Records with drawing code:
# # #

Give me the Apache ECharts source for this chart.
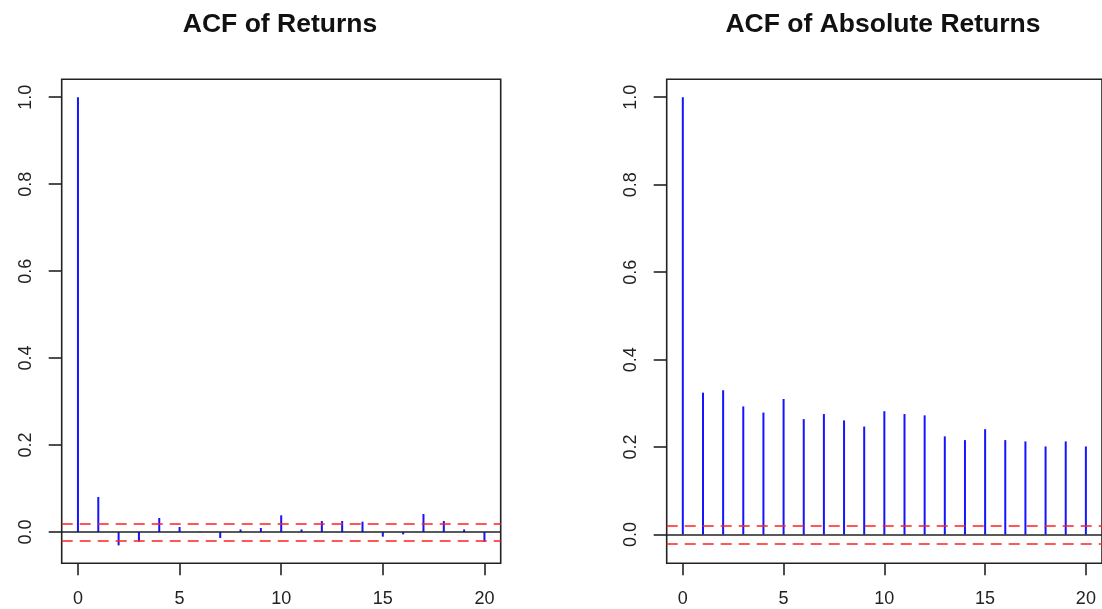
<!DOCTYPE html>
<html>
<head>
<meta charset="utf-8">
<script src="https://cdn.jsdelivr.net/npm/echarts@6/dist/echarts.min.js"></script>
<style>
  html, body { margin: 0; padding: 0; background: #ffffff; }
  #chart { width: 1102px; height: 609px; }
</style>
</head>
<body>
<div id="chart"></div>
<script>
// Lags shown on the horizontal axis
const lags = [0, 1, 2, 3, 4, 5, 6, 7, 8, 9, 10, 11, 12, 13, 14, 15, 16, 17, 18, 19, 20];

// Sample autocorrelation of returns
const acfReturns = [1.0, 0.0806, -0.0307, -0.0223, 0.0322, 0.0115, 0.0010, -0.0138, 0.0060, 0.0092,
  0.0384, 0.0060, 0.0253, 0.0253, 0.0238, -0.0107, -0.0054, 0.0415, 0.0253, 0.0060, -0.0223];

// Sample autocorrelation of absolute returns
const acfAbsReturns = [1.0, 0.3245, 0.3300, 0.2930, 0.2790, 0.3100, 0.2640, 0.2756, 0.2610, 0.2470,
  0.2820, 0.2756, 0.2726, 0.2245, 0.2160, 0.2410, 0.2160, 0.2130, 0.2015, 0.2130, 0.2015];

// 95% confidence bound (±1.96/sqrt(n))
const confLimit = 0.0247;

const xTicks = [0, 5, 10, 15, 20];
const yTicks = [0, 0.2, 0.4, 0.6, 0.8, 1.0];
const panelTitles = ['ACF of Returns', 'ACF of Absolute Returns'];

const FONT = "'Liberation Sans', Arial, Helvetica, sans-serif";
const INK = '#222222';

// Axis limits extended by 4% on each side, as in base R graphics
function padRange(lo, hi) {
  const pad = 0.04 * (hi - lo);
  return [lo - pad, hi + pad];
}

const xRange = padRange(Math.min(...lags), Math.max(...lags));

function yRange(values) {
  const lo = Math.min(-confLimit, ...values);
  const hi = Math.max(confLimit, ...values);
  return padRange(lo, hi);
}

const panels = [
  { values: acfReturns, left: 61.7, titleCenter: 280 },
  { values: acfAbsReturns, left: 666.7, titleCenter: 883 }
];
const gridTop = 79.3;
const gridWidth = 439;
const gridHeight = 484;

const option = {
  animation: false,
  backgroundColor: '#ffffff',
  title: panels.map((p, i) => ({
    text: panelTitles[i],
    left: p.titleCenter,
    top: 11,
    padding: 0,
    textAlign: 'center',
    textStyle: { fontFamily: FONT, fontWeight: 'bold', fontSize: 26.5, color: '#111111' }
  })),
  grid: panels.map(p => ({
    left: p.left, top: gridTop, width: gridWidth, height: gridHeight,
    show: true, borderColor: INK, borderWidth: 1.6, backgroundColor: 'transparent',
    containLabel: false
  })),
  xAxis: panels.map((p, i) => ({
    type: 'value', gridIndex: i, position: 'bottom',
    min: xRange[0], max: xRange[1],
    axisLine: { show: false, onZero: false },
    splitLine: { show: false },
    axisTick: { show: true, inside: false, length: 12, lineStyle: { color: INK, width: 1.6 }, customValues: xTicks },
    axisLabel: {
      show: true, customValues: xTicks, margin: 27,
      fontFamily: FONT, fontSize: 18, color: INK,
      formatter: v => String(v)
    }
  })),
  yAxis: panels.map((p, i) => {
    const r = yRange(p.values);
    return {
      type: 'value', gridIndex: i, position: 'left',
      min: r[0], max: r[1],
      axisLine: { show: false, onZero: false },
      splitLine: { show: false },
      axisTick: { show: true, inside: false, length: 13, lineStyle: { color: INK, width: 1.6 }, customValues: yTicks },
      axisLabel: {
        show: true, customValues: yTicks, rotate: 90, margin: 27,
        fontFamily: FONT, fontSize: 18, color: INK,
        formatter: v => v.toFixed(1)
      }
    };
  }),
  series: panels.map((p, i) => ({
    type: 'bar',
    xAxisIndex: i, yAxisIndex: i,
    barWidth: 2,
    itemStyle: { color: '#1414ff' },
    data: lags.map((lag, k) => [lag, p.values[k]]),
    markLine: {
      silent: true, symbol: 'none', animation: false,
      label: { show: false },
      data: [
        { yAxis: 0, lineStyle: { color: INK, width: 1.6, type: 'solid' } },
        { yAxis: confLimit, lineStyle: { color: '#ff2020', width: 1.6, type: [11, 7] } },
        { yAxis: -confLimit, lineStyle: { color: '#ff2020', width: 1.6, type: [11, 7] } }
      ]
    }
  }))
};

const chart = echarts.init(document.getElementById('chart'), null, { renderer: 'canvas' });
chart.setOption(option);
</script>
</body>
</html>
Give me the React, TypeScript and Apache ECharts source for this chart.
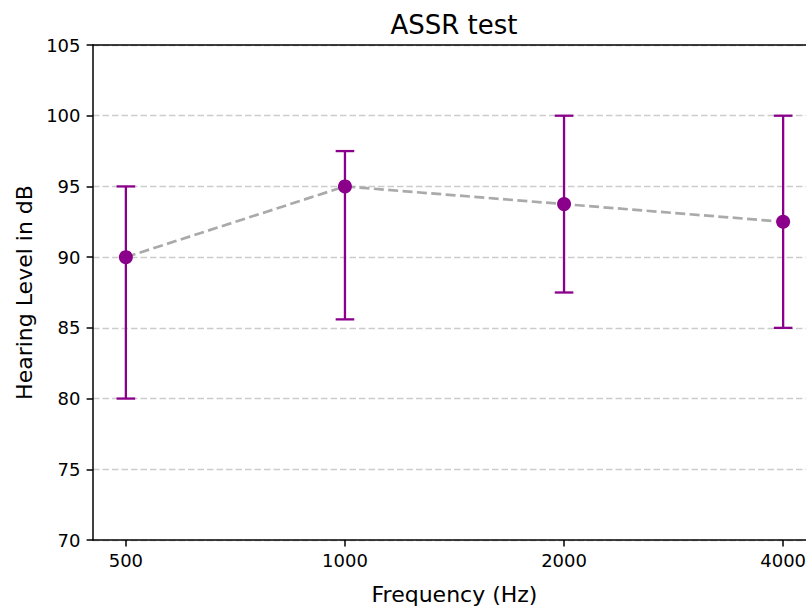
import React, { useEffect, useRef } from "react";
import * as echarts from "echarts";

const frequencies = [500, 1000, 2000, 4000];
const meanLevels = [90, 95, 93.75, 92.5];
const lowerBounds = [80, 85.6, 87.5, 85];
const upperBounds = [95, 97.5, 100, 100];
const xTickLabels = ["500", "1000", "2000", "4000"];
const yMin = 70;
const yMax = 105;
const yStep = 5;

const PURPLE = "#8B008B";
const FONT = "DejaVu Sans";

export default function App() {
  const ref = useRef<HTMLDivElement>(null);

  useEffect(() => {
    if (!ref.current) return;
    const chart = echarts.init(ref.current, null, { renderer: "svg" });
    // log-axis margins like matplotlib (5% of 3 octaves on each side)
    const pad = Math.pow(2, 0.15);
    const xMin = frequencies[0] / pad;
    const xMax = frequencies[frequencies.length - 1] * pad;

    const option: any = {
      animation: false,
      backgroundColor: "#ffffff",
      textStyle: { fontFamily: FONT },
      title: {
        text: "ASSR test",
        left: "center",
        top: 7,
        textStyle: { fontFamily: FONT, fontSize: 26, fontWeight: "normal", color: "#000" },
      },
      grid: { left: 93, top: 45, right: 92, bottom: 66 },
      xAxis: [
        {
          type: "log",
          logBase: 2,
          min: xMin,
          max: xMax,
          position: "bottom",
          name: "Frequency (Hz)",
          nameLocation: "middle",
          nameGap: 43,
          nameTextStyle: { fontFamily: FONT, fontSize: 22, color: "#000" },
          axisLine: { show: true, lineStyle: { color: "#000", width: 1.5 } },
          axisTick: {
            show: true,
            length: 6.4,
            customValues: frequencies,
            lineStyle: { color: "#000", width: 1.5 },
          },
          axisLabel: {
            customValues: frequencies,
            formatter: (v: number) => {
              const i = frequencies.indexOf(Math.round(v));
              return i >= 0 ? xTickLabels[i] : String(Math.round(v));
            },
            margin: 11.5,
            fontFamily: FONT,
            fontSize: 18,
            color: "#000",
          },
          splitLine: { show: false },
          minorTick: { show: false },
          minorSplitLine: { show: false },
        },
        {
          type: "log",
          logBase: 2,
          min: xMin,
          max: xMax,
          position: "top",
          axisLine: { show: true, onZero: false, lineStyle: { color: "#000", width: 1.5 } },
          axisTick: { show: false },
          axisLabel: { show: false },
          splitLine: { show: false },
        },
      ],
      yAxis: {
        type: "value",
        min: yMin,
        max: yMax,
        interval: yStep,
        name: "Hearing Level in dB",
        nameLocation: "middle",
        nameGap: 58,
        nameTextStyle: { fontFamily: FONT, fontSize: 22, color: "#000" },
        axisLine: { show: true, lineStyle: { color: "#000", width: 1.5 } },
        axisTick: { show: true, length: 6.4, lineStyle: { color: "#000", width: 1.5 } },
        axisLabel: { margin: 12.5, fontFamily: FONT, fontSize: 18, color: "#000" },
        splitLine: {
          show: true,
          lineStyle: { color: "#cccccc", width: 1.4, type: [6.5, 3] },
        },
      },
      series: [
        {
          type: "line",
          xAxisIndex: 0,
          data: frequencies.map((f, i) => [f, meanLevels[i]]),
          symbol: "none",
          lineStyle: { color: "#aaaaaa", width: 2.7, type: [10, 4.4] },
          z: 1,
        },
        {
          type: "custom",
          xAxisIndex: 0,
          data: frequencies.map((f, i) => [f, lowerBounds[i], upperBounds[i]]),
          encode: { x: 0, y: [1, 2] },
          renderItem: (params: any, api: any) => {
            const x = api.value(0);
            const lo = api.coord([x, api.value(1)]);
            const hi = api.coord([x, api.value(2)]);
            const cap = 9.3;
            const style = { stroke: PURPLE, lineWidth: 2.3 };
            return {
              type: "group",
              children: [
                { type: "line", shape: { x1: hi[0], y1: hi[1], x2: lo[0], y2: lo[1] }, style },
                { type: "line", shape: { x1: hi[0] - cap, y1: hi[1], x2: hi[0] + cap, y2: hi[1] }, style },
                { type: "line", shape: { x1: lo[0] - cap, y1: lo[1], x2: lo[0] + cap, y2: lo[1] }, style },
              ],
            };
          },
          z: 2,
        },
        {
          type: "scatter",
          xAxisIndex: 0,
          data: frequencies.map((f, i) => [f, meanLevels[i]]),
          symbol: "circle",
          symbolSize: 14,
          itemStyle: { color: PURPLE, opacity: 1 },
          z: 3,
        },
      ],
    };
    chart.setOption(option);
    return () => chart.dispose();
  }, []);

  return (
    <div
      style={{
        position: "fixed",
        left: 0,
        top: 0,
        width: 806,
        height: 610,
        overflow: "hidden",
        background: "#fff",
      }}
    >
      <div ref={ref} style={{ width: 908, height: 610 }} />
    </div>
  );
}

# # #

JOB:
Give again exactly the lines running from the beginning of the material above through the line that contains "const panelTitles = ['ACF", and leave out every picture.

ANSWER TO THIS PROBLEM:
Give me the Apache ECharts source for this chart.
<!DOCTYPE html>
<html>
<head>
<meta charset="utf-8">
<script src="https://cdn.jsdelivr.net/npm/echarts@6/dist/echarts.min.js"></script>
<style>
  html, body { margin: 0; padding: 0; background: #ffffff; }
  #chart { width: 1102px; height: 609px; }
</style>
</head>
<body>
<div id="chart"></div>
<script>
// Lags shown on the horizontal axis
const lags = [0, 1, 2, 3, 4, 5, 6, 7, 8, 9, 10, 11, 12, 13, 14, 15, 16, 17, 18, 19, 20];

// Sample autocorrelation of returns
const acfReturns = [1.0, 0.0806, -0.0307, -0.0223, 0.0322, 0.0115, 0.0010, -0.0138, 0.0060, 0.0092,
  0.0384, 0.0060, 0.0253, 0.0253, 0.0238, -0.0107, -0.0054, 0.0415, 0.0253, 0.0060, -0.0223];

// Sample autocorrelation of absolute returns
const acfAbsReturns = [1.0, 0.3245, 0.3300, 0.2930, 0.2790, 0.3100, 0.2640, 0.2756, 0.2610, 0.2470,
  0.2820, 0.2756, 0.2726, 0.2245, 0.2160, 0.2410, 0.2160, 0.2130, 0.2015, 0.2130, 0.2015];

// 95% confidence bound (±1.96/sqrt(n))
const confLimit = 0.0247;

const xTicks = [0, 5, 10, 15, 20];
const yTicks = [0, 0.2, 0.4, 0.6, 0.8, 1.0];
const panelTitles = ['ACF of Returns', 'ACF of Absolute Returns'];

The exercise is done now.